───── DATA SECTION ─────
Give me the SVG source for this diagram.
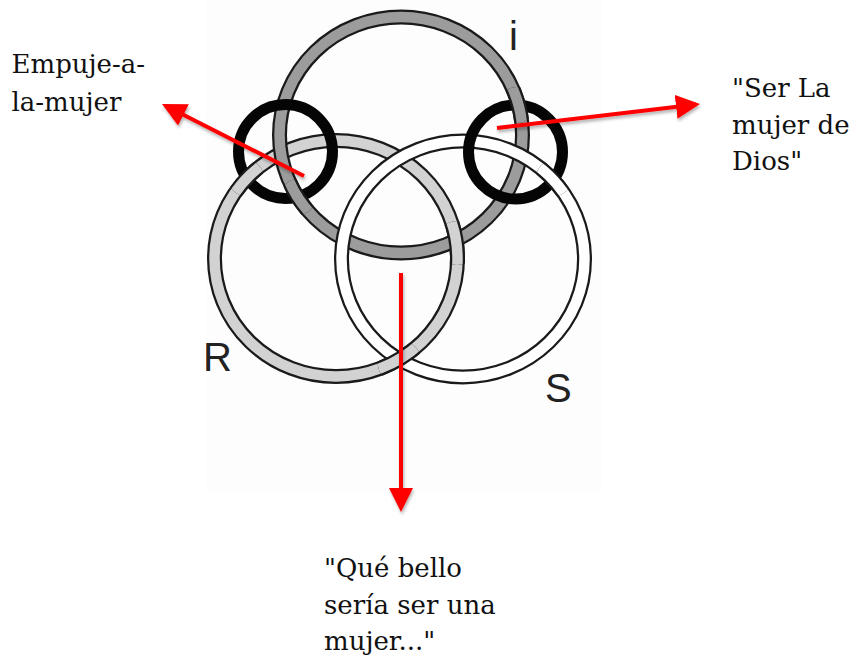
<svg xmlns="http://www.w3.org/2000/svg" xmlns:xlink="http://www.w3.org/1999/xlink" width="856" height="660" viewBox="0 0 856 660">
<style>
.edge{stroke:#1a1a1a;stroke-width:15;fill:none}
.fI{stroke:#9c9c9c;stroke-width:10.5;fill:none}
.fR{stroke:#d2d2d2;stroke-width:10.5;fill:none}
.fS{stroke:#ffffff;stroke-width:10.5;fill:none}
.blk{stroke:#050505;stroke-width:11;fill:none}
.lab{font-family:"Liberation Sans",Arial,sans-serif;font-size:40px;fill:#222}
.txt{font-family:"DejaVu Serif","Liberation Serif",serif;font-size:26px;fill:#111}
.arrow{stroke:#ff0000;stroke-width:4;fill:none;marker-end:url(#ah);filter:url(#sh)}
</style>
<defs>
<g id="bandI"><ellipse cx="401" cy="135" rx="121.5" ry="118" class="edge"/><ellipse cx="401" cy="135" rx="121.5" ry="118" class="fI"/></g>
<g id="bandR"><ellipse cx="336" cy="258.5" rx="121.5" ry="118" class="edge"/><ellipse cx="336" cy="258.5" rx="121.5" ry="118" class="fR"/></g>
<g id="bandS"><ellipse cx="463" cy="259" rx="121.5" ry="118" class="edge"/><ellipse cx="463" cy="259" rx="121.5" ry="118" class="fS"/></g>
<clipPath id="cIR2"><circle cx="457" cy="243" r="22"/></clipPath>
<clipPath id="cRS2"><circle cx="399.5" cy="362" r="22"/></clipPath>
<clipPath id="cIL"><circle cx="298" cy="197" r="18"/></clipPath>
<clipPath id="cRL"><circle cx="246" cy="178" r="18"/></clipPath>
<clipPath id="cIRt"><circle cx="517" cy="105" r="18"/></clipPath>
<clipPath id="cSR"><circle cx="554" cy="178" r="18"/></clipPath>
<marker id="ah" markerUnits="userSpaceOnUse" markerWidth="24" markerHeight="24" viewBox="0 0 24 24" refX="20" refY="12" orient="auto">
<path d="M0,0 L24,12 L0,24 z" fill="#ff0000"/>
</marker>
<filter id="sh" filterUnits="userSpaceOnUse" x="0" y="0" width="856" height="660">
<feDropShadow dx="1" dy="2.5" stdDeviation="1.5" flood-color="#000" flood-opacity="0.3"/>
</filter>
</defs>

<rect x="206" y="0" width="396" height="492" fill="#fdfdfd"/>

<g id="ring-R"><use xlink:href="#bandR"/></g>
<g id="ring-I"><use xlink:href="#bandI"/></g>
<g id="ring-S"><use xlink:href="#bandS"/></g>
<g id="black-left"><circle cx="285.5" cy="151.5" r="47" class="blk"/></g>
<g id="black-right"><circle cx="515.5" cy="152" r="47" class="blk"/></g>

<g id="crossings">
<use xlink:href="#bandR" clip-path="url(#cIR2)"/>
<use xlink:href="#bandR" clip-path="url(#cRS2)"/>
<use xlink:href="#bandI" clip-path="url(#cIL)"/>
<use xlink:href="#bandR" clip-path="url(#cRL)"/>
<use xlink:href="#bandI" clip-path="url(#cIRt)"/>
<use xlink:href="#bandS" clip-path="url(#cSR)"/>
</g>

<g id="labels">
<text class="lab" x="509" y="50">i</text>
<text class="lab" x="203" y="371">R</text>
<text class="lab" x="545" y="402">S</text>
</g>

<g id="text-left"><text class="txt" x="11.5" y="73">Empuje-a-</text><text class="txt" x="11.5" y="111">la-mujer</text></g>
<g id="text-right"><text class="txt" x="732" y="97">"Ser La</text><text class="txt" x="732" y="134">mujer de</text><text class="txt" x="732" y="170">Dios"</text></g>
<g id="text-bottom"><text class="txt" x="324" y="577">"Qué bello</text><text class="txt" x="324" y="614">sería ser una</text><text class="txt" x="324" y="650">mujer..."</text></g>

<g id="connectors">
<line class="arrow" x1="304" y1="176" x2="165.6" y2="105.8"/>
<line class="arrow" x1="497" y1="128" x2="696" y2="104.5"/>
<line class="arrow" x1="401" y1="273" x2="401" y2="508"/>
</g>
</svg>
─────
(GOAL OF THE EXERCISE) Print the complete listing exactly as it stands, without its pictures.

(FULL ANSWER)
Give me the SVG source for this diagram.
<svg xmlns="http://www.w3.org/2000/svg" xmlns:xlink="http://www.w3.org/1999/xlink" width="856" height="660" viewBox="0 0 856 660">
<style>
.edge{stroke:#1a1a1a;stroke-width:15;fill:none}
.fI{stroke:#9c9c9c;stroke-width:10.5;fill:none}
.fR{stroke:#d2d2d2;stroke-width:10.5;fill:none}
.fS{stroke:#ffffff;stroke-width:10.5;fill:none}
.blk{stroke:#050505;stroke-width:11;fill:none}
.lab{font-family:"Liberation Sans",Arial,sans-serif;font-size:40px;fill:#222}
.txt{font-family:"DejaVu Serif","Liberation Serif",serif;font-size:26px;fill:#111}
.arrow{stroke:#ff0000;stroke-width:4;fill:none;marker-end:url(#ah);filter:url(#sh)}
</style>
<defs>
<g id="bandI"><ellipse cx="401" cy="135" rx="121.5" ry="118" class="edge"/><ellipse cx="401" cy="135" rx="121.5" ry="118" class="fI"/></g>
<g id="bandR"><ellipse cx="336" cy="258.5" rx="121.5" ry="118" class="edge"/><ellipse cx="336" cy="258.5" rx="121.5" ry="118" class="fR"/></g>
<g id="bandS"><ellipse cx="463" cy="259" rx="121.5" ry="118" class="edge"/><ellipse cx="463" cy="259" rx="121.5" ry="118" class="fS"/></g>
<clipPath id="cIR2"><circle cx="457" cy="243" r="22"/></clipPath>
<clipPath id="cRS2"><circle cx="399.5" cy="362" r="22"/></clipPath>
<clipPath id="cIL"><circle cx="298" cy="197" r="18"/></clipPath>
<clipPath id="cRL"><circle cx="246" cy="178" r="18"/></clipPath>
<clipPath id="cIRt"><circle cx="517" cy="105" r="18"/></clipPath>
<clipPath id="cSR"><circle cx="554" cy="178" r="18"/></clipPath>
<marker id="ah" markerUnits="userSpaceOnUse" markerWidth="24" markerHeight="24" viewBox="0 0 24 24" refX="20" refY="12" orient="auto">
<path d="M0,0 L24,12 L0,24 z" fill="#ff0000"/>
</marker>
<filter id="sh" filterUnits="userSpaceOnUse" x="0" y="0" width="856" height="660">
<feDropShadow dx="1" dy="2.5" stdDeviation="1.5" flood-color="#000" flood-opacity="0.3"/>
</filter>
</defs>

<rect x="206" y="0" width="396" height="492" fill="#fdfdfd"/>

<g id="ring-R"><use xlink:href="#bandR"/></g>
<g id="ring-I"><use xlink:href="#bandI"/></g>
<g id="ring-S"><use xlink:href="#bandS"/></g>
<g id="black-left"><circle cx="285.5" cy="151.5" r="47" class="blk"/></g>
<g id="black-right"><circle cx="515.5" cy="152" r="47" class="blk"/></g>

<g id="crossings">
<use xlink:href="#bandR" clip-path="url(#cIR2)"/>
<use xlink:href="#bandR" clip-path="url(#cRS2)"/>
<use xlink:href="#bandI" clip-path="url(#cIL)"/>
<use xlink:href="#bandR" clip-path="url(#cRL)"/>
<use xlink:href="#bandI" clip-path="url(#cIRt)"/>
<use xlink:href="#bandS" clip-path="url(#cSR)"/>
</g>

<g id="labels">
<text class="lab" x="509" y="50">i</text>
<text class="lab" x="203" y="371">R</text>
<text class="lab" x="545" y="402">S</text>
</g>

<g id="text-left"><text class="txt" x="11.5" y="73">Empuje-a-</text><text class="txt" x="11.5" y="111">la-mujer</text></g>
<g id="text-right"><text class="txt" x="732" y="97">"Ser La</text><text class="txt" x="732" y="134">mujer de</text><text class="txt" x="732" y="170">Dios"</text></g>
<g id="text-bottom"><text class="txt" x="324" y="577">"Qué bello</text><text class="txt" x="324" y="614">sería ser una</text><text class="txt" x="324" y="650">mujer..."</text></g>

<g id="connectors">
<line class="arrow" x1="304" y1="176" x2="165.6" y2="105.8"/>
<line class="arrow" x1="497" y1="128" x2="696" y2="104.5"/>
<line class="arrow" x1="401" y1="273" x2="401" y2="508"/>
</g>
</svg>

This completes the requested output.